If observers can exert voluntary control on a given prior-entry effect, this influence should be reflected in two parameters. First, we expect that the bias should change the PSS, that means, the size of the prior-entry effect. This is the heart of the bias argument against the attentional explanation of prior-entry effects. The second parameter which can reflect a strategic influence is the difference limen (DL) as measure of discrimination accuracy. Observers should be at least able to impair their discrimination accuracy by paying less attention to the temporal task. Whether observers might be able to improve their temporal discrimination accuracy by investing more effort into the TOJ is a question more difficult to answer. Although the bias argument focuses on the size of the prior-entry effect changes in discrimination accuracy might go along with changes in PSS. For instance favoring the attended target via a bias should reduce discrimination accuracy.

Theoretically, the size of a given prior-entry effect can be biased in two directions, enlargement and reduction. At first glance, enlarging the prior-entry effect seems to be perfect for testing the bias hypothesis. At a closer look it has some disadvantages. First, the range of target delays constricts the range of measurement and thus the possible bias effect. Second, how large must the bias effect be – that is how much must the prior-entry effect grow – for concluding that it is exclusively or mostly due to a bias effect? Fortunately, the predictions are clear-cut for a reduction of the prior-entry effect. If we bias observers against prior entry, the apparent facilitation effect should be completely eliminated if the effect is due to voluntary control alone³; otherwise the prior-entry effect would be reduced by the amount which is susceptible to voluntary control.

Since we were interested in a most exact estimate of the maximal amount of the prior-entry effect which could be controlled voluntarily, it is very important to create circumstances most beneficial for a reduction of the prior-entry effect. For this means, observers were informed about the mechanism of prior entry. They further received feedback about the correctness of their TOJs; this feedback was given trial-by-trial and in regular intervals for performance in all trials completed up to the respective interval.

The prior-entry effect is inevitably accompanied by a high number of wrong judgments, and the enlargement of the number of wrong judgments is proportional to the size of the prior-entry effect (see Fig. 1 for an illustration). Conversely, making fewer errors reduces the prior-entry effect.
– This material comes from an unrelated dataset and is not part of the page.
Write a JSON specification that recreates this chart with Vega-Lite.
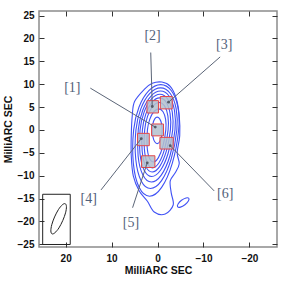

If the bias hypothesis is correct, this feedback should make it easy to overcome any judgment tendency favoring the attended stimulus and to learn giving the correct response even under conditions of temporal uncertainty. Elimination or at least a large reduction of the prior-entry effect should be the consequence. Also, the feedback will improve temporal discrimination accuracy. If the attentional hypothesis is correct, the task would be much more difficult. Observers would have to overcome their own temporal perception, and it should be far more difficult to profit from the provided feedback. Note that response remapping — that is choosing the judgment alternative “unattended stimulus first” under the impression that actually the “attended” stimulus had occurred first cannot reduce the prior-entry effect. It would, by contrast, lead to a negative prior-entry effect favoring the unattended target. For reducing or even eliminating the prior-entry effect observers have to identify the trials in which attentional prioritization had led to illusory reversals of the targets' temporal order and remap their response only in these trials. Additionally, as in most recent prior-entry studies, response dimension and dimension of attentional allocation are orthogonally varied (cf. Shore et al., 2001) in our study, thus observers must also indentify the “attended” and the “unattended” target before remapping their responses.

Thus, to overcome one's actual temporal perception would be a difficult task and we expect a minor or no reduction of the prior-entry effect at all. As the observers will probably try several strategies to distrust their perception and due to increased task difficulty, we might find a further decrease in temporal discrimination accuracy in comparison to primed trials where no feedback is provided.